Nutrition and Psoriatic Disease
Bottom line: Eat well, lose weight
Most scientific studies do not show a definitive link between diet and psoriasis or psoriatic arthritis.
If you have psoriasis, doctors generally recommend eating a balanced diet that minimizes the risk of heart disease, diabetes and other associated health conditions.
Tips for a heart-healthy diet from the American Heart Association »
Watch your weight
Maintaining a healthy weight may help reduce psoriasis severity and minimize the risk of developing related diseases.
- People who are obese are more likely to have severe psoriasis than people with an average Body Mass Index. Calculate yours »
- Obesity also increases the risk of developing other diseases associated with psoriasis, like heart disease and diabetes.
- Obese people with psoriasis may also be more likely to develop psoriatic arthritis. Learn more »
Some nutritionists, popular authors and health care providers recommend eating more of some foods and less of others to reduce the inflammation associated with psoriasis and psoriatic arthritis.
Although there is not much specific research about whether anti-inflammatory diets work, many of the recommendations are similar to guidelines for a heart-healthy diet. For example:
- Eat plenty of fruits and vegetables.
- Avoid most saturated and trans fats.
- Eat more whole gains and fewer refined carbohydrates such as pasta and white rice.
- Eat lean protein sources such as skinless chicken and cut back red meat and full-fat dairy foods.
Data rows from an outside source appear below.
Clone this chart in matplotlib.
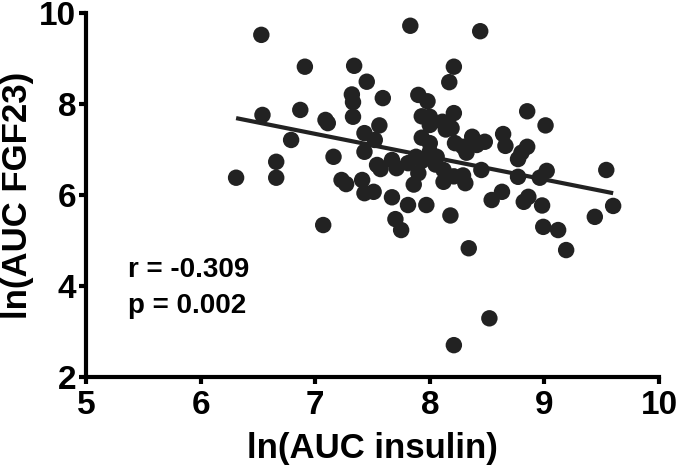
import matplotlib
matplotlib.use("Agg")
import matplotlib.pyplot as plt
import numpy as np

plt.rcParams['font.family'] = ['Liberation Sans', 'DejaVu Sans']
plt.rcParams['font.weight'] = 'bold'

insulin = [6.31, 6.53, 6.54, 6.66, 6.66, 6.79, 6.87, 6.91, 7.09, 7.11,
           7.07, 7.16, 7.23, 7.27, 7.32, 7.33, 7.34, 7.33, 7.41, 7.43,
           7.43, 7.45, 7.43, 7.51, 7.52, 7.56, 7.59, 7.54, 7.57, 7.67,
           7.71, 7.67, 7.70, 7.75, 7.81, 7.83, 7.88, 7.93, 7.90, 7.98,
           7.93, 8.00, 8.00, 7.93, 8.00, 7.81, 7.97, 7.86, 7.90, 8.00,
           8.06, 8.05, 8.12, 8.12, 8.15, 8.11, 8.14, 8.19, 8.21, 8.17,
           8.21, 8.22, 8.21, 8.29, 8.31, 8.29, 8.32, 8.37, 8.41, 8.48,
           8.44, 8.18, 8.21, 8.34, 8.52, 8.45, 8.54, 8.63, 8.64, 8.66,
           8.77, 8.80, 8.85, 8.77, 8.82, 8.86, 8.85, 9.01, 8.96, 9.02,
           8.98, 8.99, 9.12, 9.19, 9.44, 9.54, 9.60]
fgf23 = [6.38, 9.52, 7.76, 6.73, 6.38, 7.21, 7.87, 8.82, 7.65, 7.58,
         5.34, 6.84, 6.33, 6.24, 8.21, 8.04, 8.84, 7.72, 6.33, 7.36,
         6.95, 8.49, 6.04, 6.07, 7.21, 7.53, 8.13, 6.66, 6.57, 6.77,
         6.59, 5.95, 5.47, 5.23, 6.70, 9.72, 6.84, 6.75, 8.20, 8.06,
         7.73, 7.72, 7.54, 7.26, 7.14, 5.78, 5.78, 6.23, 6.48, 6.95,
         6.84, 6.67, 6.55, 6.29, 6.40, 7.61, 7.44, 7.47, 7.80, 8.48,
         8.82, 7.14, 6.41, 6.43, 6.26, 7.06, 6.93, 7.28, 7.10, 7.17,
         9.60, 5.55, 2.70, 4.83, 3.29, 6.55, 5.89, 6.07, 7.34, 7.08,
         6.79, 6.93, 7.06, 6.40, 5.85, 5.96, 7.84, 7.53, 6.38, 6.53,
         5.77, 5.30, 5.23, 4.79, 5.52, 6.55, 5.76]

fit_x = [6.31, 9.60]
fit_y = [7.69, 6.04]

x_ticks = [5, 6, 7, 8, 9, 10]
y_ticks = [2, 4, 6, 8, 10]
x_label = "ln(AUC insulin)"
y_label = "ln(AUC FGF23)"
stats_text = ["r = -0.309", "p = 0.002"]

fig = plt.figure(figsize=(6.77, 4.75), dpi=100)
ax = fig.add_axes([0.127, 0.2063, 0.8464, 0.7663])

col = '#222222'
ax.scatter(insulin, fgf23, s=140, color=col, edgecolors='none', zorder=3, clip_on=False)
ax.plot(fit_x, fit_y, color=col, lw=3.0, zorder=4, solid_capstyle='butt')

ax.set_xlim(5, 10)
ax.set_ylim(2, 10)
ax.set_xticks(x_ticks)
ax.set_yticks(y_ticks)
ax.set_xticklabels([str(t) for t in x_ticks], fontsize=24, fontweight='bold')
ax.set_yticklabels([str(t) for t in y_ticks], fontsize=24, fontweight='bold')

for s in ['top', 'right']:
    ax.spines[s].set_visible(False)
for s in ['left', 'bottom']:
    ax.spines[s].set_linewidth(3.0)
    ax.spines[s].set_color('black')
ax.tick_params(axis='both', direction='out', length=5, width=3.0, color='black', pad=2)
ax.tick_params(axis='x', pad=4)

ax.set_xlabel(x_label, fontsize=25, fontweight='bold', labelpad=8)
ax.set_ylabel(y_label, fontsize=25, fontweight='bold', labelpad=4)

ax.text(0.073, 0.275, stats_text[0], transform=ax.transAxes, fontsize=20,
        fontweight='bold', va='baseline', ha='left')
ax.text(0.073, 0.176, stats_text[1], transform=ax.transAxes, fontsize=20,
        fontweight='bold', va='baseline', ha='left')

fig.savefig("out.png", dpi=100)
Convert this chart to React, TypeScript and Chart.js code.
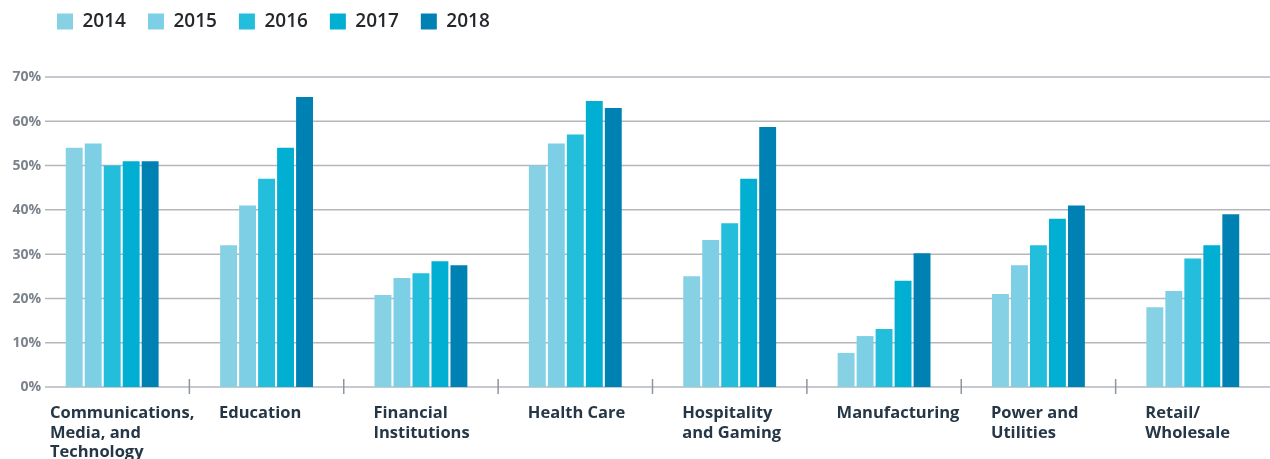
import { useEffect, useRef } from "react";
import { Chart, registerables } from "chart.js";

Chart.register(...registerables);

const categories: string[][] = [
  ["Communications,", "Media, and", "Technology"],
  ["Education"],
  ["Financial", "Institutions"],
  ["Health Care"],
  ["Hospitality", "and Gaming"],
  ["Manufacturing"],
  ["Power and", "Utilities"],
  ["Retail/", "Wholesale"],
];
const years = ["2014", "2015", "2016", "2017", "2018"];
const v2014 = [54, 32, 20.8, 50, 25, 7.7, 21, 18];
const v2015 = [55, 41, 24.6, 55, 33.2, 11.5, 27.5, 21.7];
const v2016 = [50, 47, 25.7, 57, 37, 13.1, 32, 29];
const v2017 = [51, 54, 28.4, 64.6, 47, 24, 38, 32];
const v2018 = [51, 65.5, 27.5, 63, 58.7, 30.2, 41, 39];
const seriesValues = [v2014, v2015, v2016, v2017, v2018];
const seriesColors = ["#86d1e4", "#7dcfe5", "#22bedb", "#00afd1", "#0081b4"];
const yMax = 70;
const yStep = 10;

const FONT = "'Open Sans', 'DejaVu Sans', sans-serif";
const CAT_PCT = 0.615;

const customGrid = {
  id: "customGrid",
  beforeLayout(chart: any) {
    const lg = chart.legend;
    if (lg && !lg._patchedFit) {
      const orig = lg.fit;
      lg.fit = function (this: any) {
        orig.call(this);
        this.height = 87;
      };
      lg._patchedFit = true;
    }
  },
  beforeDatasetsDraw(chart: any) {
    const { ctx, chartArea, scales } = chart;
    const y = scales.y;
    ctx.save();
    ctx.strokeStyle = "#b3b7bc";
    ctx.lineWidth = 1.5;
    y.ticks.forEach((t: any) => {
      const py = y.getPixelForValue(t.value);
      ctx.beginPath();
      ctx.moveTo(chartArea.left + 10, py);
      ctx.lineTo(chartArea.right, py);
      ctx.stroke();
    });
    // y tick labels
    ctx.fillStyle = "#7c838c";
    ctx.font = `700 14px ${FONT}`;
    ctx.textAlign = "right";
    ctx.textBaseline = "middle";
    y.ticks.forEach((t: any) => {
      const py = y.getPixelForValue(t.value);
      ctx.fillText(`${t.value}%`, chartArea.left + 6, py + 0.5);
    });
    ctx.restore();
  },
  afterDatasetsDraw(chart: any) {
    const { ctx, scales } = chart;
    const x = scales.x;
    const y = scales.y;
    const y0 = y.getPixelForValue(0);
    const catW = x.getPixelForValue(1) - x.getPixelForValue(0);
    ctx.save();
    ctx.strokeStyle = "#8f959c";
    ctx.lineWidth = 1.5;
    for (let i = 0; i < categories.length - 1; i++) {
      const px = x.getPixelForValue(i) + catW / 2;
      ctx.beginPath();
      ctx.moveTo(px, y0 - 8);
      ctx.lineTo(px, y0 + 7);
      ctx.stroke();
    }
    // category labels, left-aligned with the bar group
    ctx.fillStyle = "#253746";
    ctx.font = `700 16.5px ${FONT}`;
    ctx.textAlign = "left";
    ctx.textBaseline = "middle";
    const lineH = 19.8;
    categories.forEach((lines, i) => {
      const center = x.getPixelForValue(i);
      const groupLeft = center - (catW * CAT_PCT) / 2;
      const maxW = Math.max(...lines.map((l) => ctx.measureText(l).width));
      const limit = center + catW / 2 + 5 - maxW;
      const lx = Math.min(groupLeft, limit);
      lines.forEach((l, k) => {
        ctx.fillText(l, lx, y0 + 26 + k * lineH);
      });
    });
    ctx.restore();
  },
};

export default function App() {
  const ref = useRef<HTMLCanvasElement | null>(null);

  useEffect(() => {
    if (!ref.current) return;
    const chart = new Chart(ref.current, {
      type: "bar",
      data: {
        labels: categories.map((c) => c.join(" ")),
        datasets: years.map((yr, i) => ({
          label: yr,
          data: seriesValues[i],
          backgroundColor: seriesColors[i],
          borderWidth: 0,
          categoryPercentage: CAT_PCT,
          barPercentage: 0.89,
        })),
      },
      options: {
        animation: false,
        responsive: true,
        maintainAspectRatio: false,
        layout: { padding: 0 },
        plugins: {
          tooltip: { enabled: false },
          legend: {
            display: true,
            position: "top",
            align: "start",
            fullSize: false,
            labels: {
              boxWidth: 16,
              boxHeight: 16,
              padding: 22,
              color: "#24272b",
              font: { family: FONT, size: 19, weight: "600" },
            },
          },
        },
        scales: {
          x: {
            grid: { display: false, drawTicks: false },
            border: { display: false },
            afterFit(scale: any) {
              scale.height = 72;
              scale.paddingLeft = 0;
              scale.paddingRight = 0;
            },
            ticks: { display: false, autoSkip: false },
          },
          y: {
            min: 0,
            max: yMax,
            grid: { display: false, drawTicks: false },
            border: { display: false },
            afterFit(scale: any) {
              scale.width = 35;
            },
            ticks: {
              stepSize: yStep,
              display: false,
            },
          },
        },
      },
      plugins: [customGrid],
    });
    return () => chart.destroy();
  }, []);

  return (
    <div style={{ position: "fixed", left: 0, top: -10, width: 1270, height: 469 }}>
      <canvas ref={ref} />
    </div>
  );
}
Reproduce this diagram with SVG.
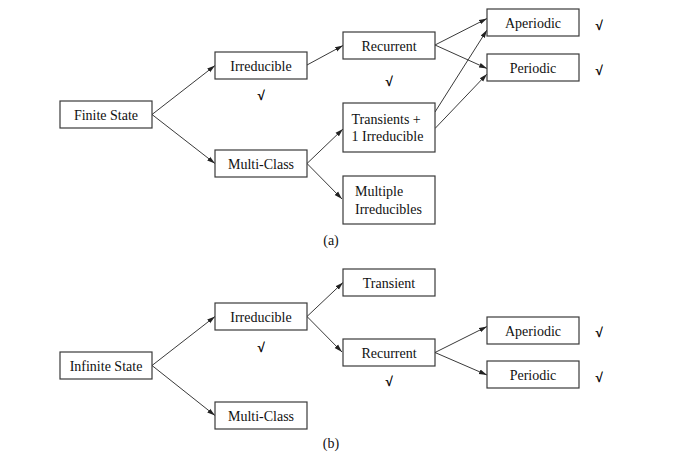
<svg xmlns="http://www.w3.org/2000/svg" width="677" height="460" viewBox="0 0 677 460">
<style>
rect.n{fill:#fff;stroke:#3a3a3a;stroke-width:1.2}
text{font-family:"Liberation Serif","Times New Roman",serif;font-size:14px;fill:#111}
text.c{text-anchor:middle}
text.k{font-size:13px;font-weight:bold;text-anchor:middle;fill:#000;stroke:#000;stroke-width:0.4}
.e line{stroke:#222;stroke-width:0.9;marker-end:url(#ah)}
</style>
<defs>
<marker id="ah" markerUnits="userSpaceOnUse" markerWidth="8" markerHeight="6" refX="8" refY="3" orient="auto">
<path d="M0,0.6 L8,3 L0,5.4 z" fill="#222"/>
</marker>
</defs>
<rect width="677" height="460" fill="#fff"/>
<g class="e" id="connectors">
<line x1="152" y1="114.5" x2="215" y2="65.5"/>
<line x1="152" y1="114.5" x2="215" y2="163.5"/>
<line x1="307" y1="65" x2="343" y2="45.5"/>
<line x1="307" y1="163.5" x2="343" y2="129"/>
<line x1="307" y1="163.5" x2="342" y2="199"/>
<line x1="435" y1="45" x2="487" y2="18.5"/>
<line x1="435" y1="45" x2="487" y2="68.5"/>
<line x1="435" y1="112" x2="487" y2="30"/>
<line x1="435" y1="128.5" x2="487" y2="74"/>
<line x1="152" y1="365.5" x2="215" y2="316.5"/>
<line x1="152" y1="365.5" x2="215" y2="415.5"/>
<line x1="307" y1="316.5" x2="343" y2="282.5"/>
<line x1="307" y1="316.5" x2="342" y2="352"/>
<line x1="435" y1="352.5" x2="487" y2="326.5"/>
<line x1="435" y1="352.5" x2="487" y2="375"/>
</g>
<g id="a-finite"><rect class="n" x="60" y="101" width="92" height="27"/><text class="c" x="106" y="119.5">Finite State</text></g>
<g id="a-irreducible"><rect class="n" x="215" y="52" width="92" height="27"/><text class="c" x="261" y="70.5">Irreducible</text></g>
<g id="a-multiclass"><rect class="n" x="215" y="150" width="92" height="27"/><text class="c" x="261" y="168.5">Multi-Class</text></g>
<g id="a-recurrent"><rect class="n" x="343" y="32" width="92" height="27"/><text class="c" x="389" y="50.5">Recurrent</text></g>
<g id="a-transients"><rect class="n" x="343" y="103" width="92" height="49"/><text x="351.5" y="123.5">Transients +</text><text x="351.5" y="140.5">1 Irreducible</text></g>
<g id="a-multiple"><rect class="n" x="343" y="176" width="92" height="48"/><text x="355" y="196">Multiple</text><text x="355" y="213.5">Irreducibles</text></g>
<g id="a-aperiodic"><rect class="n" x="487" y="9" width="92" height="27"/><text class="c" x="533" y="27.5">Aperiodic</text></g>
<g id="a-periodic"><rect class="n" x="487" y="54" width="92" height="27"/><text class="c" x="533" y="72.5">Periodic</text></g>
<g id="a-checks">
<text class="k" x="261" y="100">√</text>
<text class="k" x="389" y="86">√</text>
<text class="k" x="599" y="30">√</text>
<text class="k" x="599" y="75">√</text>
</g>
<text class="c" x="331" y="245">(a)</text>
<g id="b-infinite"><rect class="n" x="60" y="352" width="92" height="27"/><text class="c" x="106" y="370.5">Infinite State</text></g>
<g id="b-irreducible"><rect class="n" x="215" y="303" width="92" height="27"/><text class="c" x="261" y="321.5">Irreducible</text></g>
<g id="b-multiclass"><rect class="n" x="215" y="402" width="92" height="27"/><text class="c" x="261" y="420.5">Multi-Class</text></g>
<g id="b-transient"><rect class="n" x="343" y="269" width="92" height="27"/><text class="c" x="389" y="287.5">Transient</text></g>
<g id="b-recurrent"><rect class="n" x="343" y="339" width="92" height="27"/><text class="c" x="389" y="357.5">Recurrent</text></g>
<g id="b-aperiodic"><rect class="n" x="487" y="317" width="92" height="27"/><text class="c" x="533" y="335.5">Aperiodic</text></g>
<g id="b-periodic"><rect class="n" x="487" y="361" width="92" height="27"/><text class="c" x="533" y="379.5">Periodic</text></g>
<g id="b-checks">
<text class="k" x="261" y="351.5">√</text>
<text class="k" x="389" y="386">√</text>
<text class="k" x="599" y="336.5">√</text>
<text class="k" x="599" y="381.5">√</text>
</g>
<text class="c" x="331" y="448">(b)</text>
</svg>
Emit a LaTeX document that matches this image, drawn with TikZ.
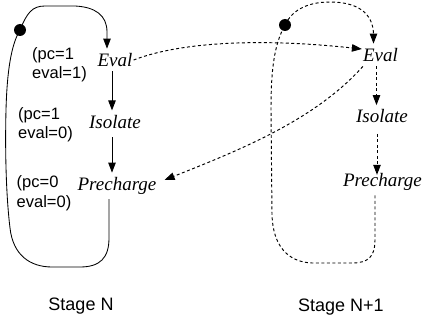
\documentclass[tikz,border=0pt]{standalone}
\usepackage{fontspec}
\setmainfont{Liberation Serif}
\setsansfont{Liberation Sans}
\usetikzlibrary{arrows.meta}
\begin{document}
\begin{tikzpicture}[x=1pt,y=-1pt,
  state/.style={font=\itshape\fontsize{19}{21}\selectfont, inner xsep=1pt, inner ysep=4.5pt, anchor=base},
  cond/.style={font=\sffamily\fontsize{16.5}{19.5}\selectfont, align=left, anchor=north west, inner sep=0pt},
  stagelbl/.style={font=\sffamily\fontsize{18}{20}\selectfont, anchor=base},
  dot/.style={circle, fill=black, inner sep=0pt, minimum size=12pt},
  arr/.style={-{Triangle[length=10pt,width=7.5pt]}, line width=0.85pt},
  dsh/.style={dash pattern=on 3pt off 2.5pt, line width=0.95pt}]
\useasboundingbox (0,0) rectangle (424,321);
% left stage
\node[state] (e1) at (115,66.5) {Eval};
\node[state] (i1) at (115,128.3) {Isolate};
\node[state] (p1) at (117,190.5) {Precharge};
\node[dot] (d1) at (20,30) {};
\node[cond] (c1) at (32,47) {(pc=1\\eval=1)};
\node[cond] (c2) at (18,107) {(pc=1\\eval=0)};
\node[cond] (c3) at (16.5,175.5) {(pc=0\\eval=0)};
% right stage
\node[state] (e2) at (380.5,61.5) {Eval};
\node[state] (i2) at (382,123) {Isolate};
\node[state] (p2) at (382.5,186.7) {Precharge};
\node[dot] (d2) at (285,25) {};
% stage labels
\node[stagelbl] (s1) at (81,311) {Stage N};
\node[stagelbl] (s2) at (341,311.5) {Stage N+1};
% left arrows
\draw[arr] ([xshift=-3pt]e1.south) -- ([xshift=-3pt]e1.south |- i1.north);
\draw[arr] ([xshift=-3pt,yshift=-4pt]i1.south) -- ([xshift=-3pt]i1.south |- p1.north);
\draw[arr] ([xshift=-8pt]p1.south) -- (109,238) .. controls (109,258) and (100,267) .. (80,267)
  -- (52,267) .. controls (30,267) and (13,255) .. (10,228)
  .. controls (6,195) and (5,150) .. (6,110) .. controls (7,72) and (11,45) .. (d1.center)
  .. controls (27,13) and (32,6) .. (45,6) -- (75,6) .. controls (95,7) and (107,15) .. (107,32)
  -- ([xshift=-8pt]e1.north);
% right arrows
\draw[arr,dsh] ([xshift=-4pt]e2.south) -- ([xshift=-4pt]e2.south |- i2.north);
\draw[arr,dsh] ([xshift=-5pt,yshift=-6pt]i2.south) -- ([xshift=-5pt,yshift=-6pt]i2.south |- p2.north);
\draw[arr,dsh] ([xshift=-7.5pt]p2.south) -- (375,240) .. controls (375,257) and (368,263) .. (352,263)
  -- (312,263) .. controls (287,262) and (273,245) .. (272,215)
  -- (271,110) .. controls (271,70) and (274,45) .. (d2.center)
  .. controls (291,12) and (305,2) .. (330,2) .. controls (356,2) and (373.5,12) .. (373.5,35)
  -- ([xshift=-7pt]e2.north);
% cross arrows
\draw[arr,dsh] (e1.east) .. controls (180,42) and (260,38) .. ([yshift=6pt]e2.west);
\draw[arr,dsh] ([xshift=1pt]e2.south west) .. controls (315,120) and (240,150) .. ([shift={(7pt,6pt)}]p1.east);
\end{tikzpicture}
\end{document}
- Avoid refined and processed foods.
Read more about anti-inflammatory diets »
What to avoid
- Multiple studies have shown that increased alcohol use increases the risk of developing psoriasis—and may influence disease severity.
- Patients in some studies had fewer psoriasis symptoms when they eliminated gluten (a protein found in wheat and other grains) from their diets. However there are no large-scale studies confirming this connection.